══ PROVIDED ENTRIES
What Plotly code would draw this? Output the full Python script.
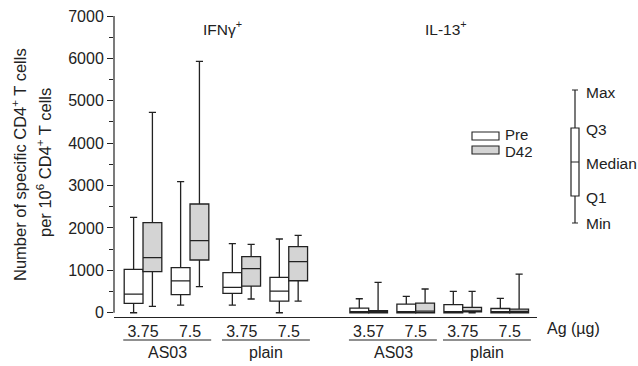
import plotly.graph_objects as go

# ---------------- data ----------------
tick_labels = ["3.75", "7.5", "3.75", "7.5", "3.57", "7.5", "3.75", "7.5"]
slot_pos = [0, 1, 2.1, 3.1, 4.8, 5.8, 6.8, 7.8]   # category slots on the x axis
groups = ["AS03", "plain", "AS03", "plain"]
panels = ["IFNγ<sup>+</sup>", "IL-13<sup>+</sup>"]

pre_min = [0, 180, 180, 0, 0, 0, 0, 0]
pre_q1 = [220, 430, 455, 275, 0, 0, 0, 0]
pre_med = [440, 750, 600, 510, 20, 25, 20, 25]
pre_q3 = [1025, 1065, 945, 835, 110, 205, 190, 100]
pre_max = [2250, 3095, 1630, 1740, 330, 385, 505, 340]

d42_min = [150, 615, 325, 275, 0, 0, 0, 0]
d42_q1 = [970, 1245, 630, 755, 0, 0, 20, 0]
d42_med = [1300, 1700, 1040, 1205, 15, 40, 40, 30]
d42_q3 = [2125, 2565, 1325, 1560, 50, 225, 125, 85]
d42_max = [4725, 5930, 1615, 1825, 715, 560, 505, 910]

key_vals = {"Min": 94, "Q1": 121, "Median": 155, "Q3": 189, "Max": 227}

# ---------------- layout helpers ----------------
W, H = 638, 366
L, R, T, B = 114, 0, 16, 49
PW, PH = W - L - R, H - T - B
FONT = "Liberation Sans, Arial, sans-serif"
LINE = "#222222"
FS = 16


def px(xp):
    return (xp - L) / PW


def py(yp):
    return (H - B - yp) / PH


fig = go.Figure()
fig.add_trace(go.Box(
    name="Pre", x=slot_pos, q1=pre_q1, median=pre_med, q3=pre_q3,
    lowerfence=pre_min, upperfence=pre_max, boxpoints=False,
    alignmentgroup="main", offsetgroup="pre",
    fillcolor="white", line=dict(color=LINE, width=1.3), whiskerwidth=0.38,
    showlegend=False, hoverinfo="skip"))
fig.add_trace(go.Box(
    name="D42", x=slot_pos, q1=d42_q1, median=d42_med, q3=d42_q3,
    lowerfence=d42_min, upperfence=d42_max, boxpoints=False,
    alignmentgroup="main", offsetgroup="d42",
    fillcolor="#d4d4d4", line=dict(color=LINE, width=1.3), whiskerwidth=0.38,
    showlegend=False, hoverinfo="skip"))

# key box
fig.add_trace(go.Box(
    x=[0], q1=[key_vals["Q1"]], median=[key_vals["Median"]], q3=[key_vals["Q3"]],
    lowerfence=[key_vals["Min"]], upperfence=[key_vals["Max"]], boxpoints=False,
    alignmentgroup="key", offsetgroup="key",
    width=0.8, fillcolor="white", line=dict(color=LINE, width=1.2), whiskerwidth=0.75,
    xaxis="x2", yaxis="y2", showlegend=False, hoverinfo="skip"))

main_right = px(537)
fig.update_layout(
    width=W, height=H, margin=dict(l=L, r=R, t=T, b=B),
    paper_bgcolor="white", plot_bgcolor="white",
    boxmode="group", boxgap=0.2, boxgroupgap=0,
    font=dict(family=FONT, size=FS, color="#222"),
    xaxis=dict(domain=[0, main_right], range=[-0.617, 8.38],
               tickvals=slot_pos, ticktext=tick_labels, ticks="",
               showline=True, linecolor=LINE, linewidth=1.2, showgrid=False,
               zeroline=False, tickfont=dict(size=FS)),
    yaxis=dict(range=[-100, 7000], tickvals=list(range(0, 7001, 1000)),
               ticks="outside", ticklen=6, tickcolor=LINE, showline=False,
               showgrid=False, zeroline=False, tickfont=dict(size=FS),
               minor=dict(dtick=500, ticks="outside", ticklen=4, tickcolor=LINE)),
    xaxis2=dict(domain=[px(565), px(585)], range=[-1, 1], visible=False,
                anchor="y2"),
    yaxis2=dict(domain=[0, 1], range=[0, PH], visible=False, anchor="x2",
                overlaying="y"),
)

shapes = [
    dict(type="line", xref="paper", yref="y", x0=0, x1=0, y0=0, y1=7000,
         line=dict(color=LINE, width=1.2)),
]
annotations = []

# group underlines and labels
for gi, g in enumerate(groups):
    a, b = slot_pos[2 * gi], slot_pos[2 * gi + 1]
    shapes.append(dict(type="line", xref="x", yref="paper", x0=a - 0.42, x1=b + 0.45,
                       y0=py(340), y1=py(340), line=dict(color=LINE, width=1.1)))
    annotations.append(dict(xref="x", yref="paper", x=(a + b) / 2 + 0.02, y=py(353),
                            text=g, showarrow=False, xanchor="center", yanchor="middle",
                            font=dict(size=FS)))

# panel titles
for pi, ptxt in enumerate(panels):
    sl = slot_pos[4 * pi:4 * pi + 4]
    annotations.append(dict(xref="x", yref="paper", x=(sl[0] + sl[-1]) / 2 + 0.15,
                            y=py(28), text=ptxt, showarrow=False,
                            xanchor="center", yanchor="middle", font=dict(size=15.5)))

annotations.append(dict(xref="paper", yref="paper", x=px(545), y=py(328),
                        text="Ag (µg)", showarrow=False, xanchor="left",
                        yanchor="middle", font=dict(size=FS)))

# y-axis title (two lines)
annotations.append(dict(xref="paper", yref="paper", x=px(19), y=py(165),
                        text="Number of specific CD4<sup>+</sup> T cells",
                        textangle=-90, showarrow=False, xanchor="center",
                        yanchor="middle", font=dict(size=16.5)))
annotations.append(dict(xref="paper", yref="paper", x=px(44), y=py(163),
                        text="per 10<sup>6</sup> CD4<sup>+</sup> T cells",
                        textangle=-90, showarrow=False, xanchor="center",
                        yanchor="middle", font=dict(size=16.5)))

# legend (Pre / D42)
for name, fill, y0, y1, ty in [("Pre", "white", 132, 140, 134),
                               ("D42", "#d4d4d4", 146, 154, 151)]:
    shapes.append(dict(type="rect", xref="paper", yref="paper",
                       x0=px(472), x1=px(499), y0=py(y1), y1=py(y0),
                       fillcolor=fill, line=dict(color=LINE, width=1.1)))
    annotations.append(dict(xref="paper", yref="paper", x=px(503), y=py(ty),
                            text=name, showarrow=False, xanchor="left",
                            yanchor="middle", font=dict(size=15),
                            height=14, valign="middle"))

# key labels
for k, v in key_vals.items():
    off = {"Max": 2, "Q3": 1, "Median": 1, "Q1": 1, "Min": 0}[k]
    annotations.append(dict(xref="paper", yref="y2", x=px(584), y=v - off,
                            text=k, showarrow=False, xanchor="left",
                            yanchor="middle", font=dict(size=15.5)))

fig.update_layout(shapes=shapes, annotations=annotations)
fig.write_html("out.html")
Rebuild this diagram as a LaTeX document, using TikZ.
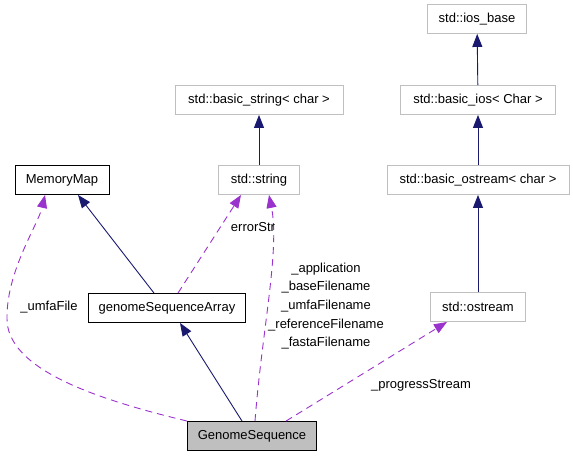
\documentclass[tikz,border=0pt]{standalone}
\usepackage{fontspec}
\setmainfont{Liberation Sans}
\usepackage{xcolor}
\usetikzlibrary{arrows.meta}
\definecolor{inhblue}{HTML}{191970}
\definecolor{usepurple}{HTML}{9A32CD}
\definecolor{extgray}{HTML}{BFBFBF}
\definecolor{gsgray}{HTML}{BFBFBF}
\begin{document}
\begin{tikzpicture}[x=1pt,y=-1pt,
  cls/.style={draw=black,line width=0.9pt,inner xsep=0pt,minimum height=29pt,font=\fontsize{13}{15}\selectfont},
  ext/.style={cls,draw=extgray},
  lbl/.style={inner sep=0pt,align=center,font=\fontsize{13}{18.7}\selectfont},
  inh/.style={draw=inhblue,line width=0.9pt,-{Triangle[length=13pt,width=10pt]}},
  use/.style={draw=usepurple,line width=0.9pt,dash pattern=on 7pt off 5pt,-{Triangle[length=13pt,width=10pt]}}]
\useasboundingbox (0,0) rectangle (573,456);
\node[ext,minimum width=99pt]  (iosb) at (477,19)  {std::ios\_base};
\node[ext,minimum width=155pt] (bios) at (478,100) {std::basic\_ios< Char >};
\node[ext,minimum width=182pt] (bost) at (478,180) {std::basic\_ostream< char >};
\node[ext,minimum width=95pt]  (ost)  at (478,307) {std::ostream};
\node[ext,minimum width=168pt] (bstr) at (259,100) {std::basic\_string< char >};
\node[ext,minimum width=81pt]  (str)  at (259,180) {std::string};
\node[cls,minimum width=94pt]  (mm)   at (62,180)  {MemoryMap};
\node[cls,minimum width=157pt] (gsa)  at (167,308) {genomeSequenceArray};
\node[cls,fill=gsgray,minimum width=129pt] (gs) at (252,436) {GenomeSequence};
\draw[inh] (bios) -- (iosb);
\draw[inh] (bost) -- (bios);
\draw[inh] (ost) -- (bost);
\draw[inh] (str) -- (bstr);
\draw[inh] ([xshift=-13pt]gsa.north) -- ([xshift=16pt]mm.south);
\draw[inh] ([xshift=-10pt]gs.north) -- ([xshift=13pt]gsa.south);
\draw[use] (gs.north west) .. controls (100,400) and (5,370) .. (7,317)
  .. controls (7,270) and (38,225) .. ([xshift=-17pt]mm.south);
\draw[use] ([xshift=11pt]gsa.north) -- ([xshift=-18pt]str.south);
\draw[use] ([xshift=3pt]gs.north) .. controls (262,330) and (280,250) .. ([xshift=10pt]str.south);
\draw[use] ([xshift=34pt]gs.north) -- ([xshift=-31pt]ost.south);
\node[lbl] (lumfa) at (49,307) {\_umfaFile};
\node[lbl] (lerr) at (253,227) {errorStr};
\node[lbl] (lnames) at (326,306) {\_application\\\_baseFilename\\\_umfaFilename\\\_referenceFilename\\\_fastaFilename};
\node[lbl] (lprog) at (421,385) {\_progressStream};
\end{tikzpicture}
\end{document}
════
Set the lines above down again, word for word, from the first through the one containing "return (H - B - yp) / PH"; pictures excluded.

* [TASK OUTPUT]:
What Plotly code would draw this? Output the full Python script.
import plotly.graph_objects as go

# ---------------- data ----------------
tick_labels = ["3.75", "7.5", "3.75", "7.5", "3.57", "7.5", "3.75", "7.5"]
slot_pos = [0, 1, 2.1, 3.1, 4.8, 5.8, 6.8, 7.8]   # category slots on the x axis
groups = ["AS03", "plain", "AS03", "plain"]
panels = ["IFNγ<sup>+</sup>", "IL-13<sup>+</sup>"]

pre_min = [0, 180, 180, 0, 0, 0, 0, 0]
pre_q1 = [220, 430, 455, 275, 0, 0, 0, 0]
pre_med = [440, 750, 600, 510, 20, 25, 20, 25]
pre_q3 = [1025, 1065, 945, 835, 110, 205, 190, 100]
pre_max = [2250, 3095, 1630, 1740, 330, 385, 505, 340]

d42_min = [150, 615, 325, 275, 0, 0, 0, 0]
d42_q1 = [970, 1245, 630, 755, 0, 0, 20, 0]
d42_med = [1300, 1700, 1040, 1205, 15, 40, 40, 30]
d42_q3 = [2125, 2565, 1325, 1560, 50, 225, 125, 85]
d42_max = [4725, 5930, 1615, 1825, 715, 560, 505, 910]

key_vals = {"Min": 94, "Q1": 121, "Median": 155, "Q3": 189, "Max": 227}

# ---------------- layout helpers ----------------
W, H = 638, 366
L, R, T, B = 114, 0, 16, 49
PW, PH = W - L - R, H - T - B
FONT = "Liberation Sans, Arial, sans-serif"
LINE = "#222222"
FS = 16


def px(xp):
    return (xp - L) / PW


def py(yp):
    return (H - B - yp) / PH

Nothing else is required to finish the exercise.